Сама Катрин не заглядывала в «Макдональдс» лет семь, это точно, с тех самых пор, как узнала, какого мнения «приличному французу» стоит быть об этом заведении. Она, может, и была шлюхой, но шлюхой дорогой, а потому по мере сил старалась соответствовать стандартам если не высшего света (туда ей отродясь было не попасть, и Катрин на свой счет не обольщалась), то хотя бы демимонда. Но кто бы только знал, до чего ей сейчас, после слов Романа, захотелось вонзить зубы в толстенный «Биг-Мак», щедро намазанный кетчупом или соусом карри, и наесться картошки-фри, запивая ее какой-нибудь пошлой «Фантой», которая, говорят, способна растворить пластмассовую расческу, не говоря уже о том, что заживо пожирает желудочно-кишечную флору… Но, черт побери, как же это вкусно!
В конце концов, они могли бы сходить в «Макдональдс» вместе. Катрин оделась бы попроще, без особых претензий, нацепила бы темные очки, они чудненько провели бы время, вкусно поели, Роман хватал бы ее под столом за коленку, как и положено в таких местах, как «Макдональдс», они бы целовались через стол, пачкая друг другу губы кетчупом или, еще лучше, соусом карри, вернулись бы домой, завалились в постель…

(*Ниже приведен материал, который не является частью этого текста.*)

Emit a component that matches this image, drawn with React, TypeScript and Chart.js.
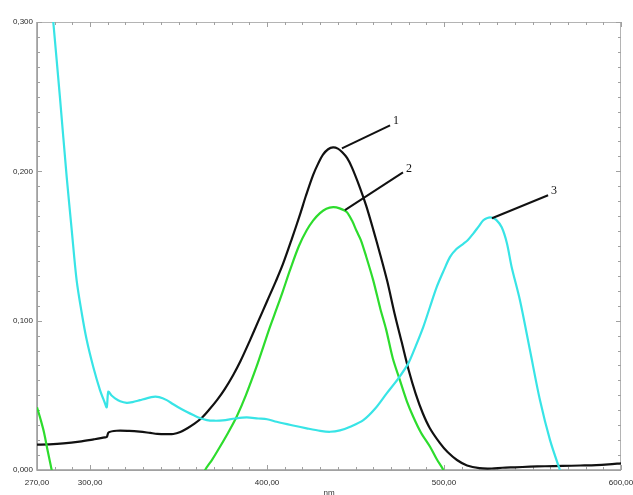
import React, { useEffect, useRef } from 'react';
import { Chart, registerables } from 'chart.js';

Chart.register(...registerables);

// Curve 1 (black)
const wl1 = [270, 277, 285, 294, 302, 308.4, 309.5, 310.5, 315, 322, 328, 334, 338, 343, 347, 351, 355, 359, 363, 367, 371.7, 376, 380.8, 385, 390.4, 395, 400, 405, 409, 414, 418.6, 422, 426, 429, 431.6, 434.5, 437.3, 440, 442.5, 445.2, 448, 452.5, 456, 460, 464, 468, 472, 476, 480, 484, 488, 492, 497.7, 502, 507.3, 513, 520, 527, 533, 540, 548.6, 557, 567, 577, 586, 593, 600];
const abs1 = [0.017, 0.0172, 0.0178, 0.019, 0.0205, 0.0218, 0.0222, 0.0252, 0.0263, 0.0262, 0.0257, 0.0248, 0.0242, 0.024, 0.0241, 0.0255, 0.028, 0.031, 0.0348, 0.04, 0.0468, 0.054, 0.0635, 0.073, 0.087, 0.0995, 0.113, 0.1265, 0.138, 0.1548, 0.171, 0.1838, 0.1975, 0.2055, 0.2112, 0.2148, 0.216, 0.2152, 0.2128, 0.209, 0.2025, 0.189, 0.177, 0.161, 0.144, 0.126, 0.105, 0.086, 0.067, 0.051, 0.038, 0.028, 0.018, 0.012, 0.0067, 0.003, 0.0012, 0.001, 0.0015, 0.0018, 0.0022, 0.0025, 0.0027, 0.003, 0.0033, 0.0038, 0.0045];

// Curve 2 (green); null = below the axis, not drawn
const wl2 = [270, 272, 274, 276, 278.3, 280, 320, 362, 365, 369, 373.4, 378, 382.8, 388, 394, 398, 401.7, 405.4, 409, 413, 418, 422.4, 426, 429.9, 433.5, 437.4, 441, 445, 448, 450.6, 453, 456, 460, 464, 467.3, 471, 475.1, 479, 482.6, 487, 492.1, 496, 499.6, 502];
const abs2 = [0.042, 0.034, 0.025, 0.013, 0, -0.01, null, -0.008, 0, 0.007, 0.0156, 0.025, 0.0357, 0.05, 0.069, 0.083, 0.096, 0.108, 0.12, 0.134, 0.15, 0.1605, 0.167, 0.172, 0.175, 0.176, 0.1752, 0.1728, 0.167, 0.16, 0.154, 0.143, 0.127, 0.108, 0.094, 0.075, 0.06, 0.046, 0.0357, 0.025, 0.0156, 0.007, 0, -0.008];

// Curve 3 (cyan)
const wl3 = [276, 279.2, 283, 286.8, 289.6, 292.4, 295.3, 298.1, 301.8, 305.6, 308, 309.4, 310.3, 312, 314.1, 317, 320.7, 324, 328.2, 332, 335.7, 339, 343.3, 347, 350.8, 354.5, 358.3, 362, 366, 370, 375, 382, 388.5, 395, 400, 405.4, 414, 422.4, 430, 435.6, 441.2, 447, 454.4, 461, 467.6, 474, 479.8, 484, 488.3, 492, 495.9, 500, 503.4, 507, 510.9, 513.5, 516.5, 519.5, 522.2, 524.5, 526.9, 529.5, 532.6, 535.5, 538.2, 542.9, 548.6, 554.2, 559.9, 565.5, 568];
const abs3 = [0.341, 0.3, 0.249, 0.196, 0.161, 0.127, 0.105, 0.087, 0.069, 0.0535, 0.046, 0.042, 0.0524, 0.05, 0.048, 0.046, 0.045, 0.0455, 0.0468, 0.048, 0.049, 0.0488, 0.0468, 0.044, 0.0413, 0.039, 0.0368, 0.0348, 0.0334, 0.033, 0.0332, 0.0345, 0.0352, 0.0345, 0.034, 0.0323, 0.03, 0.0279, 0.0262, 0.0256, 0.0265, 0.029, 0.0334, 0.041, 0.0513, 0.061, 0.0714, 0.083, 0.0959, 0.109, 0.1226, 0.134, 0.1427, 0.148, 0.1515, 0.154, 0.1583, 0.163, 0.1672, 0.1688, 0.169, 0.1675, 0.1625, 0.152, 0.136, 0.1137, 0.08, 0.0468, 0.02, 0, -0.008];

const xMajorTicks = [270, 300, 400, 500, 600];
const xMinorStep = 10;
const yMajorStep = 0.1;
const yMinorStep = 0.01;
const xMin = 270;
const xMax = 600;
const yMin = 0;
const yMax = 0.3;

// Leader annotations (data units)
const leaderLabels = ['1', '2', '3'];
const leaderFromX = [442.3, 444.0, 527.1];
const leaderFromY = [0.2154, 0.174, 0.1686];
const leaderToX = [469.5, 476.8, 558.8];
const leaderToY = [0.2308, 0.1993, 0.184];

const toPoints = (xs: number[], ys: (number | null)[]) => xs.map((x, i) => ({ x, y: ys[i] }));
const fmt = (v: number, d: number) => v.toFixed(d).replace('.', ',');

const framePlugin = {
  id: 'frameTicks',
  beforeDatasetsDraw(chart: any) {
    const { ctx, chartArea: a, scales } = chart;
    const xs = scales.x;
    const ys = scales.y;
    ctx.save();
    ctx.strokeStyle = '#b4b4b4';
    ctx.lineWidth = 1;
    ctx.strokeRect(a.left + 0.5, a.top + 0.5, a.right - a.left - 1, a.bottom - a.top);
    ctx.strokeStyle = '#9a9a9a';
    ctx.lineWidth = 1.5;
    ctx.beginPath();
    ctx.moveTo(a.left, a.top);
    ctx.lineTo(a.left, a.bottom);
    ctx.lineTo(a.right, a.bottom);
    ctx.stroke();
    ctx.strokeStyle = '#a0a0a0';
    ctx.lineWidth = 1;
    ctx.beginPath();
    for (let v = xMin; v <= xMax + 1e-9; v += xMinorStep) {
      const px = Math.round(xs.getPixelForValue(v)) + 0.5;
      const major = xMajorTicks.includes(v);
      const len = major ? 5 : 3;
      ctx.moveTo(px, a.bottom);
      ctx.lineTo(px, a.bottom - len);
      ctx.moveTo(px, a.top);
      ctx.lineTo(px, a.top + len);
    }
    const n = Math.round((yMax - yMin) / yMinorStep);
    for (let i = 0; i <= n; i++) {
      const v = yMin + i * yMinorStep;
      const py = Math.round(ys.getPixelForValue(v)) + 0.5;
      const major = i % Math.round(yMajorStep / yMinorStep) === 0;
      const len = major ? 5 : 3;
      ctx.moveTo(a.left, py);
      ctx.lineTo(a.left + len, py);
      ctx.moveTo(a.right, py);
      ctx.lineTo(a.right - len, py);
    }
    ctx.stroke();
    ctx.restore();
  },
  afterDatasetsDraw(chart: any) {
    const { ctx, scales } = chart;
    const xs = scales.x;
    const ys = scales.y;
    ctx.save();
    ctx.strokeStyle = '#111111';
    ctx.lineWidth = 2;
    ctx.fillStyle = '#111111';
    ctx.font = '12px "Liberation Serif", "DejaVu Serif", serif';
    ctx.textAlign = 'left';
    ctx.textBaseline = 'middle';
    leaderLabels.forEach((lab, i) => {
      const x0 = xs.getPixelForValue(leaderFromX[i]);
      const y0 = ys.getPixelForValue(leaderFromY[i]);
      const x1 = xs.getPixelForValue(leaderToX[i]);
      const y1 = ys.getPixelForValue(leaderToY[i]);
      ctx.beginPath();
      ctx.moveTo(x0, y0);
      ctx.lineTo(x1, y1);
      ctx.stroke();
      ctx.fillText(lab, x1 + 3, y1 - 4);
    });
    ctx.restore();
  },
};

export default function App() {
  const ref = useRef<HTMLCanvasElement | null>(null);
  useEffect(() => {
    if (!ref.current) return;
    const tickFont = { family: '"Liberation Sans", Arial, sans-serif', size: 8 };
    const chart = new Chart(ref.current, {
      type: 'line',
      data: {
        datasets: [
          { label: '3', data: toPoints(wl3, abs3), borderColor: '#38e4e6', borderWidth: 2.2 },
          { label: '2', data: toPoints(wl2, abs2), borderColor: '#2ddc2d', borderWidth: 2.2 },
          { label: '1', data: toPoints(wl1, abs1), borderColor: '#111111', borderWidth: 2.2 },
        ] as any,
      },
      options: {
        responsive: false,
        animation: false,
        parsing: false as any,
        normalized: true,
        layout: { padding: { top: 22, right: 12, left: 0, bottom: 0 } },
        elements: {
          point: { radius: 0, hoverRadius: 0 },
          line: { tension: 0.3, fill: false },
        },
        datasets: { line: { clip: 0, spanGaps: false } as any },
        plugins: { legend: { display: false }, tooltip: { enabled: false } },
        scales: {
          x: {
            type: 'linear',
            min: xMin,
            max: xMax,
            grid: { display: false, drawTicks: false, tickLength: 0 },
            border: { display: false },
            ticks: {
              font: tickFont,
              color: '#2a2a2a',
              padding: 8,
              autoSkip: false,
              maxRotation: 0,
              callback: (v: any) => fmt(Number(v), 2),
            },
            title: { display: true, text: 'nm', font: tickFont, color: '#333333', padding: { top: 0, bottom: -3 } },
            afterBuildTicks: (s: any) => {
              s.ticks = xMajorTicks.map((v) => ({ value: v }));
            },
            afterFit: (s: any) => {
              s.height = 25;
              s.paddingLeft = 0;
              s.paddingRight = 0;
            },
          },
          y: {
            type: 'linear',
            min: yMin,
            max: yMax,
            grid: { display: false, drawTicks: false, tickLength: 0 },
            border: { display: false },
            ticks: {
              stepSize: yMajorStep,
              font: tickFont,
              color: '#2a2a2a',
              padding: 4,
              callback: (v: any) => fmt(Number(v), 3),
            },
            afterFit: (s: any) => {
              s.width = 37;
              s.paddingTop = 0;
              s.paddingBottom = 0;
            },
          },
        },
      },
      plugins: [framePlugin],
    });
    return () => chart.destroy();
  }, []);
  return (
    <div style={{ position: 'fixed', left: 0, top: 0, width: 633, height: 495, background: '#ffffff' }}>
      <canvas ref={ref} width={633} height={495} style={{ display: 'block' }} />
    </div>
  );
}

В постель они так и так завалились: после ссор у Катрин прорезался любой аппетит. И она сразу заметила, что Роман сам не свой. Не бормотал тех нелепостей, которые так ее заводили, даже намека на нежность не было в его объятиях и поцелуях – он кусал ее, рвал, бормотал:
– А твой бывший любовник, твой Лоран, он тебе так делал? А так? Расскажи, что он тебе говорил, как тебя имел? Вот так? Что он говорил, ну?